> _WHAT TO WORK ON_
Show all lines holding the string "that".

+===+

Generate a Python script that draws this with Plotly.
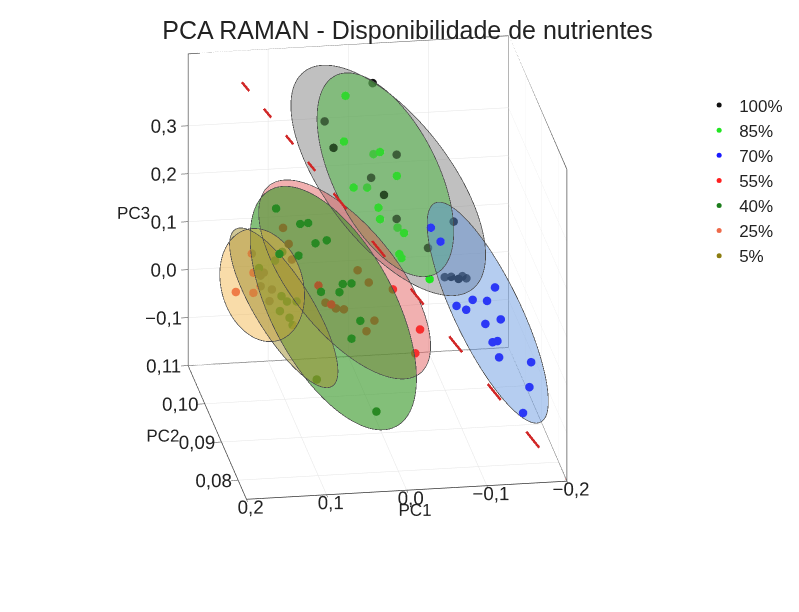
"""PCA RAMAN - gráfico 3D com elipsoides por grupo de disponibilidade."""

import numpy as np
import plotly.graph_objects as go

grupos = ["100%", "85%", "70%", "55%", "40%", "25%", "5%"]

# escores (PC1, PC2, PC3)
pc1_100 = [-0.024, 0.038, 0.029, -0.054, -0.020, -0.034, -0.054, -0.091, -0.121, -0.114, -0.120, -0.127, -0.134, -0.141]
pc2_100 = [0.107, 0.106, 0.105, 0.107, 0.106, 0.105, 0.107, 0.106, 0.105, 0.107, 0.106, 0.105, 0.106, 0.107]
pc3_100 = [0.392, 0.326, 0.278, 0.240, 0.203, 0.174, 0.106, 0.050, 0.110, -0.021, -0.013, -0.010, -0.013, -0.026]

pc1_85 = [0.013, 0.017, -0.026, -0.022, -0.049, 0.007, -0.014, -0.026, -0.026, -0.052, -0.058, -0.050, -0.057, -0.090]
pc2_85 = [0.1055, 0.1045, 0.1035, 0.1055, 0.1045, 0.1035, 0.1055, 0.1045, 0.1035, 0.1055, 0.1045, 0.1035, 0.1055, 0.1045]
pc3_85 = [0.381, 0.294, 0.276, 0.256, 0.216, 0.205, 0.187, 0.152, 0.136, 0.100, 0.096, 0.061, 0.036, -0.003]

pc1_70 = [-0.053, -0.063, -0.133, -0.101, -0.121, -0.085, -0.095, -0.136, -0.121, -0.134, -0.130, -0.134, -0.176, -0.176, -0.166]
pc2_70 = [0.086, 0.085, 0.086, 0.084, 0.085, 0.086, 0.085, 0.084, 0.086, 0.085, 0.086, 0.084, 0.085, 0.086, 0.085]
pc3_70 = [0.255, 0.233, 0.123, 0.116, 0.104, 0.089, 0.088, 0.072, 0.048, 0.019, 0.009, -0.007, -0.029, -0.089, -0.134]

pc1_55 = [0.117, 0.112, 0.106, 0.077, 0.026, 0.010, -0.018, 0.061, 0.064, 0.053, 0.041, 0.005, 0.017, -0.054, -0.046]
pc2_55 = [0.093, 0.092, 0.093, 0.091, 0.092, 0.093, 0.092, 0.091, 0.093, 0.092, 0.093, 0.092, 0.091, 0.093, 0.092]
pc3_55 = [0.215, 0.189, 0.148, 0.107, 0.126, 0.091, 0.082, 0.066, 0.054, 0.049, 0.038, 0.019, 0.006, -0.013, -0.054]

pc1_40 = [0.136, 0.108, 0.096, 0.077, 0.089, 0.108, 0.134, 0.057, 0.042, 0.082, 0.057, 0.033, 0.046, 0.013]
pc2_40 = [0.088, 0.087, 0.088, 0.086, 0.087, 0.088, 0.087, 0.086, 0.088, 0.087, 0.088, 0.087, 0.086, 0.087]
pc3_40 = [0.297, 0.270, 0.263, 0.241, 0.228, 0.196, 0.210, 0.148, 0.132, 0.126, 0.115, 0.061, 0.033, -0.130]

pc1_25 = [0.156, 0.178, 0.154, 0.150, 0.145, 0.147, 0.141, 0.136, 0.154, 0.133]
pc2_25 = [0.093, 0.092, 0.093, 0.092, 0.093, 0.092, 0.093, 0.092, 0.093, 0.092]
pc3_25 = [0.165, 0.095, 0.083, 0.130, 0.118, 0.104, 0.124, 0.072, 0.125, 0.096]

pc1_5 = [0.129, 0.118, 0.121, 0.112, 0.111, 0.100, 0.123, 0.105, 0.077, 0.147]
pc2_5 = [0.092, 0.093, 0.092, 0.093, 0.092, 0.093, 0.092, 0.093, 0.092, 0.093]
pc3_5 = [0.156, 0.165, 0.081, 0.061, 0.035, 0.060, 0.050, 0.011, -0.097, 0.134]

pc1_grupos = [pc1_100, pc1_85, pc1_70, pc1_55, pc1_40, pc1_25, pc1_5]
pc2_grupos = [pc2_100, pc2_85, pc2_70, pc2_55, pc2_40, pc2_25, pc2_5]
pc3_grupos = [pc3_100, pc3_85, pc3_70, pc3_55, pc3_40, pc3_25, pc3_5]

# elipsoides: centro e semi-eixos (em unidades dos PCs)
elip_pc1 = [-0.0436, -0.0355, -0.123, 0.041, 0.066, 0.144, 0.117]
elip_pc2 = [0.107, 0.1048, 0.0855, 0.0925, 0.0873, 0.0925, 0.0925]
elip_pc3 = [0.187, 0.217, 0.075, 0.104, 0.088, 0.102, 0.052]
maior_pc1 = [-0.105, -0.062, -0.066, -0.094, -0.078, -0.018, -0.060]
maior_pc3 = [-0.236, -0.210, -0.232, -0.202, -0.252, -0.113, -0.166]
menor_pc1 = [0.061, 0.058, 0.036, 0.051, 0.068, 0.049, 0.030]
menor_pc3 = [-0.074, -0.044, -0.030, -0.064, -0.054, -0.018, -0.029]
prof_pc2 = [0.002, 0.004, 0.004, 0.004, 0.004, 0.004, 0.004]

# reta de separação (tracejada)
reta_pc1 = [0.146, 0.0945, -0.198]
reta_pc2 = [0.1037, 0.0785, 0.0752]
reta_pc3 = [0.436, 0.422, -0.198]

# limites dos eixos
lim_pc1 = [0.2, -0.2]
lim_pc2 = [0.075, 0.11]
lim_pc3 = [-0.2, 0.45]

cores_pontos = ["#111111", "#22e522", "#1a1aff", "#ff1f1f", "#1c7d1c", "#ee6a4a", "#8c7d10"]
cores_elipses = ["#7f7f7f", "#55b84a", "#5a8fdc", "#e05555", "#3d9a2d", "#f0b040", "#a09030"]
opac_elipses = [0.29, 0.34, 0.26, 0.27, 0.4, 0.26, 0.3]

aspecto = [1.25, 1.45, 1.2875]
olho = [-0.223, -1.420, 0.554]


def eixos_elipsoide(i):
    """Matriz com os três semi-eixos (colunas) do elipsoide i."""
    return np.column_stack([[maior_pc1[i], 0, maior_pc3[i]],
                            [menor_pc1[i], 0, menor_pc3[i]],
                            [0, prof_pc2[i], 0]])


def elipsoide(c, M, n_t=24, n_p=48):
    """Pontos da superfície do elipsoide c + M*s, s na esfera unitária."""
    t, p = np.meshgrid(np.linspace(0, np.pi, n_t), np.linspace(0, 2 * np.pi, n_p))
    t, p = t.flatten(), p.flatten()
    s = np.vstack([np.sin(t) * np.cos(p), np.sin(t) * np.sin(p), np.cos(t)])
    pts = c[:, None] + M @ s
    return pts[0], pts[1], pts[2]


def contorno(c, M, d, n=121):
    """Silhueta do elipsoide vista na direção d (projeção ortográfica)."""
    q = np.linalg.solve(M, d)
    q = q / np.linalg.norm(q)
    ref = np.array([1.0, 0, 0]) if abs(q[0]) < 0.9 else np.array([0, 1.0, 0])
    a = np.cross(q, ref)
    a = a / np.linalg.norm(a)
    b = np.cross(q, a)
    f = np.linspace(0, 2 * np.pi, n)
    s = np.outer(a, np.cos(f)) + np.outer(b, np.sin(f))
    pts = c[:, None] + M @ s
    return pts[0], pts[1], pts[2]


# direção da câmera em unidades dos dados
larguras = [lim_pc1[1] - lim_pc1[0], lim_pc2[1] - lim_pc2[0], lim_pc3[1] - lim_pc3[0]]
direcao = np.array([olho[k] * larguras[k] / aspecto[k] for k in range(3)])

fig = go.Figure()

cx, cy, cz = [], [], []
for i in range(len(grupos)):
    c = np.array([elip_pc1[i], elip_pc2[i], elip_pc3[i]])
    M = eixos_elipsoide(i)
    x, y, z = elipsoide(c, M)
    fig.add_trace(go.Mesh3d(
        x=x, y=y, z=z, alphahull=0, color=cores_elipses[i], opacity=opac_elipses[i],
        flatshading=True, showscale=False, showlegend=False, hoverinfo="skip",
        lighting=dict(ambient=1, diffuse=0, specular=0, roughness=1, fresnel=0)))
    x, y, z = contorno(c, M, direcao)
    cx += list(x) + [None]
    cy += list(y) + [None]
    cz += list(z) + [None]

for i in range(len(grupos)):
    fig.add_trace(go.Scatter3d(
        x=pc1_grupos[i], y=pc2_grupos[i], z=pc3_grupos[i], mode="markers", name=grupos[i],
        marker=dict(size=5, color=cores_pontos[i], line=dict(width=0))))

fig.add_trace(go.Scatter3d(x=cx, y=cy, z=cz, mode="lines", showlegend=False, hoverinfo="skip",
                           opacity=0.99, line=dict(color="#4d4d4d", width=1.5)))

# a reta entra no passe transparente para ficar por cima das elipsoides
fig.add_trace(go.Scatter3d(
    x=reta_pc1, y=reta_pc2, z=reta_pc3, mode="lines", showlegend=False, hoverinfo="skip",
    opacity=0.99, line=dict(color="#d02525", width=5, dash="longdash")))

# moldura das três paredes do fundo (parede PC2 máx, chão e parede PC1 mín)
x0, x1 = lim_pc1
y0, y1 = lim_pc2
z0, z1 = lim_pc3
arestas = [
    [(x0, y1, z0), (x1, y1, z0)], [(x0, y1, z1), (x1, y1, z1)],
    [(x0, y1, z0), (x0, y1, z1)], [(x1, y1, z0), (x1, y1, z1)],
    [(x1, y0, z0), (x1, y1, z0)], [(x1, y0, z1), (x1, y1, z1)],
    [(x1, y0, z0), (x1, y0, z1)], [(x0, y0, z0), (x1, y0, z0)],
    [(x0, y0, z0), (x0, y1, z0)],
]
mx, my, mz = [], [], []
for a, b in arestas:
    mx += [a[0], b[0], None]
    my += [a[1], b[1], None]
    mz += [a[2], b[2], None]
fig.add_trace(go.Scatter3d(x=mx, y=my, z=mz, mode="lines", showlegend=False, hoverinfo="skip",
                           line=dict(color="#555555", width=1.5)))

eixo = dict(showbackground=False, gridcolor="#e4e4e4", gridwidth=1, showline=True,
            linecolor="#333333", linewidth=1.5, ticks="outside", ticklen=7, tickcolor="#333333",
            zeroline=False, showspikes=False, tickangle=0, tickfont=dict(size=15, color="#222222"),
            title_font=dict(size=17, color="#222222"))

fig.update_layout(
    width=799, height=612,
    margin=dict(l=0, r=0, t=0, b=0),
    paper_bgcolor="white",
    separators=", ",
    font=dict(family="Liberation Sans, Arial, sans-serif", color="#222222"),
    title=dict(text="PCA RAMAN - Disponibilidade de nutrientes", x=0.5, y=0.963,
               xanchor="center", yanchor="middle", font=dict(size=25, color="#222222")),
    legend=dict(x=0.865, y=0.87, xanchor="left", yanchor="top", font=dict(size=17),
                bgcolor="rgba(0,0,0,0)"),
    scene=dict(
        domain=dict(x=[0, 0.925], y=[0.152, 1.0]),
        xaxis=dict(eixo, title=dict(text="PC1"), range=lim_pc1,
                   tickvals=[-0.2, -0.1, 0.0, 0.1, 0.2], tickformat=".1f"),
        yaxis=dict(eixo, title=dict(text="PC2"), range=lim_pc2,
                   tickvals=[0.08, 0.09, 0.10, 0.11], tickformat=".2f"),
        zaxis=dict(eixo, title=dict(text="PC3"), range=lim_pc3,
                   tickvals=[-0.1, 0.0, 0.1, 0.2, 0.3], tickformat=".1f"),
        aspectmode="manual",
        aspectratio=dict(x=aspecto[0], y=aspecto[1], z=aspecto[2]),
        camera=dict(projection=dict(type="orthographic"),
                    eye=dict(x=olho[0], y=olho[1], z=olho[2]),
                    up=dict(x=0, y=0, z=1), center=dict(x=0, y=0, z=0)),
    ),
)

fig.write_html("out.html")
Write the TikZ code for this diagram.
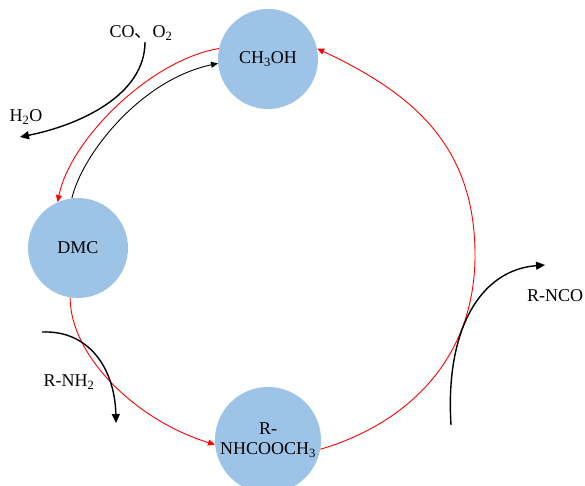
\documentclass[tikz,border=0pt]{standalone}
\usepackage{fontspec}
\setmainfont{Liberation Serif}
\newfontfamily\cjk{Noto Sans CJK SC}
\usetikzlibrary{arrows.meta}
\definecolor{molblue}{HTML}{9DC3E6}

\begin{document}
\begin{tikzpicture}[x=1pt,y=-1pt,
    mol/.style={circle, fill=molblue, inner sep=0pt, align=center, font=\fontsize{18}{20}\selectfont},
    lbl/.style={font=\fontsize{18}{20}\selectfont, inner sep=0pt},
    redarc/.style={red, line width=0.9pt, -{Triangle[length=7pt,width=6pt]}},
    blackarc/.style={black, line width=1.4pt, -{Triangle[length=9pt,width=8pt]}}]
    \useasboundingbox (0,0) rectangle (585,486);

    % Molecules
    \node[mol, minimum size=100pt] (ch) at (268,59) {CH\textsubscript{3}OH};
    \node[mol, minimum size=100pt] (dmc) at (78,248) {DMC};
    \node[mol, minimum size=106pt] (nh) at (268,440) {R-\\NHCOOCH\textsubscript{3}};

    % Cycle
    \draw[redarc] (ch.168) .. controls (150,60) and (70,140) .. (dmc.114);
    \draw[blackarc, line width=0.9pt, -{Triangle[length=7pt,width=6pt]}] (dmc.97) .. controls (82,155) and (140,80) .. (ch.185);
    \draw[redarc] (dmc.261) .. controls (70,355) and (135,420) .. (nh.185);
    \draw[redarc] (nh.-10) .. controls (400,426) and (475,365) .. (475,255)
        .. controls (475,145) and (412,93) .. (ch.12);

    % Side streams
    \node[lbl] (gas) at (141,33) {CO{\cjk 、}O\textsubscript{2}};
    \node[lbl] (water) at (26,117) {H\textsubscript{2}O};
    \node[lbl] (amine) at (69,382) {R-NH\textsubscript{2}};
    \node[lbl] (nco) at (555,296) {R-NCO};

    \coordinate (gasin) at (145,42);
    \coordinate (waterout) at (20,137);
    \coordinate (aminein) at (42,332);
    \coordinate (amineout) at (116,423);
    \coordinate (ncoin) at (451,425);
    \coordinate (ncoout) at (545,265);

    \draw[blackarc] (gasin) .. controls (145,95) and (80,125) .. (waterout);
    \draw[blackarc] (aminein) .. controls (90,330) and (115,370) .. (amineout);
    \draw[blackarc] (ncoin) .. controls (445,330) and (480,270) .. (ncoout);
\end{tikzpicture}
\end{document}
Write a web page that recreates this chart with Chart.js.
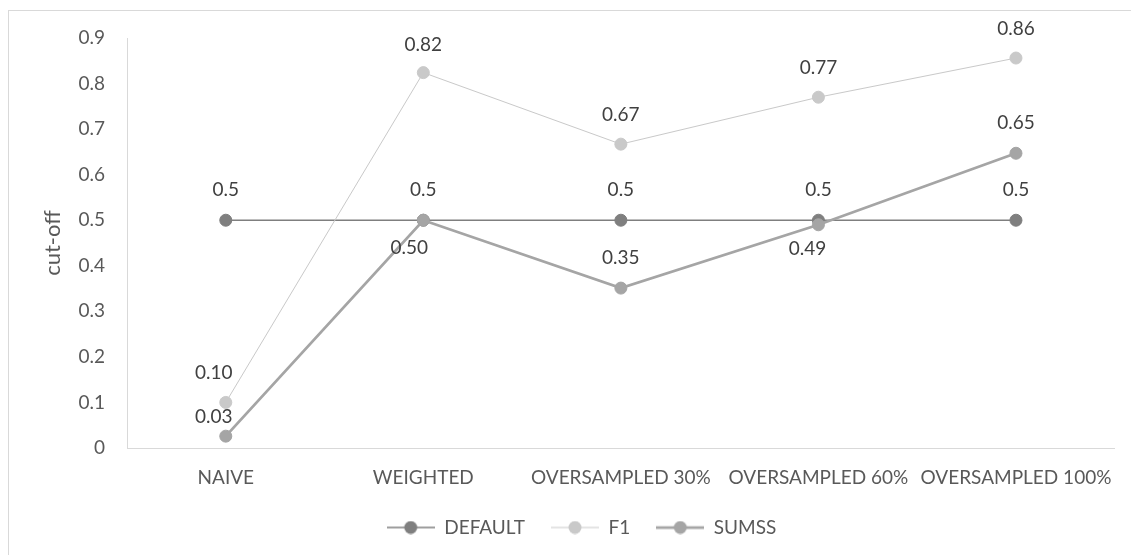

+===+

> _WRITTEN ANSWER_
Generate a Python script that draws this with Plotly.
Write a web page that recreates this chart with Chart.js.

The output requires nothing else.